PROMPT :: Return the listing below verbatim. Pictures do not belong in the copy.

--- Begin DATA SEGMENT ---

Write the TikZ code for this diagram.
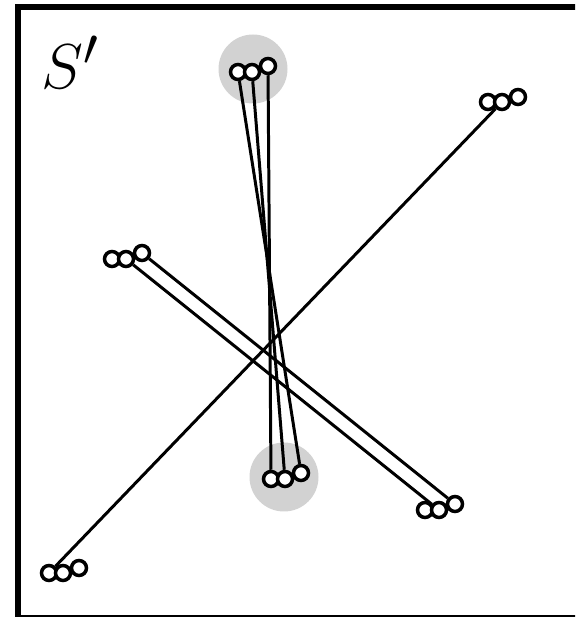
\documentclass[tikz,border=0pt]{standalone}

\begin{document}
\begin{tikzpicture}[
    x=0.02cm, y=-0.02cm,
    node distance=0.28cm,
    particle/.style={circle, draw, fill=white, line width=2pt, minimum size=0.3cm, inner sep=0pt},
    blob/.style={circle, fill=gray!35, minimum size=1.38cm, inner sep=0pt},
    track/.style={line width=1.7pt}
]
\useasboundingbox (0,0) rectangle (575,617);
\clip (0,0) rectangle (575,617);
\draw[line width=3.4pt] (18,7) rectangle (650,618);
\node[font=\fontsize{24.88}{30}\selectfont, scale=1.45] (frame) at (70,62) {$S'$};

% highlighted groups
\node[blob] (topblob) at (253,69) {};
\node[blob] (botblob) at (284,477) {};

% triplets
\node[particle] (t1) at (238,72) {};
\node[particle, right of=t1] (t2) {};
\node[particle, right of=t2, xshift=0.04cm, yshift=0.12cm] (t3) {};

\node[particle] (b1) at (271,479) {};
\node[particle, right of=b1] (b2) {};
\node[particle, right of=b2, xshift=0.04cm, yshift=0.12cm] (b3) {};

\node[particle] (r1) at (488,102) {};
\node[particle, right of=r1] (r2) {};
\node[particle, right of=r2, xshift=0.04cm, yshift=0.1cm] (r3) {};

\node[particle] (l1) at (49,573) {};
\node[particle, right of=l1] (l2) {};
\node[particle, right of=l2, xshift=0.04cm, yshift=0.1cm] (l3) {};

\node[particle] (u1) at (112,259) {};
\node[particle, right of=u1] (u2) {};
\node[particle, right of=u2, xshift=0.04cm, yshift=0.12cm] (u3) {};

\node[particle] (d1) at (425,510) {};
\node[particle, right of=d1] (d2) {};
\node[particle, right of=d2, xshift=0.04cm, yshift=0.12cm] (d3) {};

% connections
\draw[track] (t1) -- (b3);
\draw[track] (t2) -- (b2);
\draw[track] (t3) -- (b1);
\draw[track] (l1) -- (r2);
\draw[track] (u2) -- (d2);
\draw[track] (u3) -- (d3);
\end{tikzpicture}
\end{document}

--- End DATA SEGMENT ---

OUTPUT OF THE EXERCISE ::
Write the TikZ code for this diagram.
\documentclass[tikz,border=0pt]{standalone}

\begin{document}
\begin{tikzpicture}[
    x=0.02cm, y=-0.02cm,
    node distance=0.28cm,
    particle/.style={circle, draw, fill=white, line width=2pt, minimum size=0.3cm, inner sep=0pt},
    blob/.style={circle, fill=gray!35, minimum size=1.38cm, inner sep=0pt},
    track/.style={line width=1.7pt}
]
\useasboundingbox (0,0) rectangle (575,617);
\clip (0,0) rectangle (575,617);
\draw[line width=3.4pt] (18,7) rectangle (650,618);
\node[font=\fontsize{24.88}{30}\selectfont, scale=1.45] (frame) at (70,62) {$S'$};

% highlighted groups
\node[blob] (topblob) at (253,69) {};
\node[blob] (botblob) at (284,477) {};

% triplets
\node[particle] (t1) at (238,72) {};
\node[particle, right of=t1] (t2) {};
\node[particle, right of=t2, xshift=0.04cm, yshift=0.12cm] (t3) {};

\node[particle] (b1) at (271,479) {};
\node[particle, right of=b1] (b2) {};
\node[particle, right of=b2, xshift=0.04cm, yshift=0.12cm] (b3) {};

\node[particle] (r1) at (488,102) {};
\node[particle, right of=r1] (r2) {};
\node[particle, right of=r2, xshift=0.04cm, yshift=0.1cm] (r3) {};

\node[particle] (l1) at (49,573) {};
\node[particle, right of=l1] (l2) {};
\node[particle, right of=l2, xshift=0.04cm, yshift=0.1cm] (l3) {};

\node[particle] (u1) at (112,259) {};
\node[particle, right of=u1] (u2) {};
\node[particle, right of=u2, xshift=0.04cm, yshift=0.12cm] (u3) {};

\node[particle] (d1) at (425,510) {};
\node[particle, right of=d1] (d2) {};
\node[particle, right of=d2, xshift=0.04cm, yshift=0.12cm] (d3) {};

% connections
\draw[track] (t1) -- (b3);
\draw[track] (t2) -- (b2);
\draw[track] (t3) -- (b1);
\draw[track] (l1) -- (r2);
\draw[track] (u2) -- (d2);
\draw[track] (u3) -- (d3);
\end{tikzpicture}
\end{document}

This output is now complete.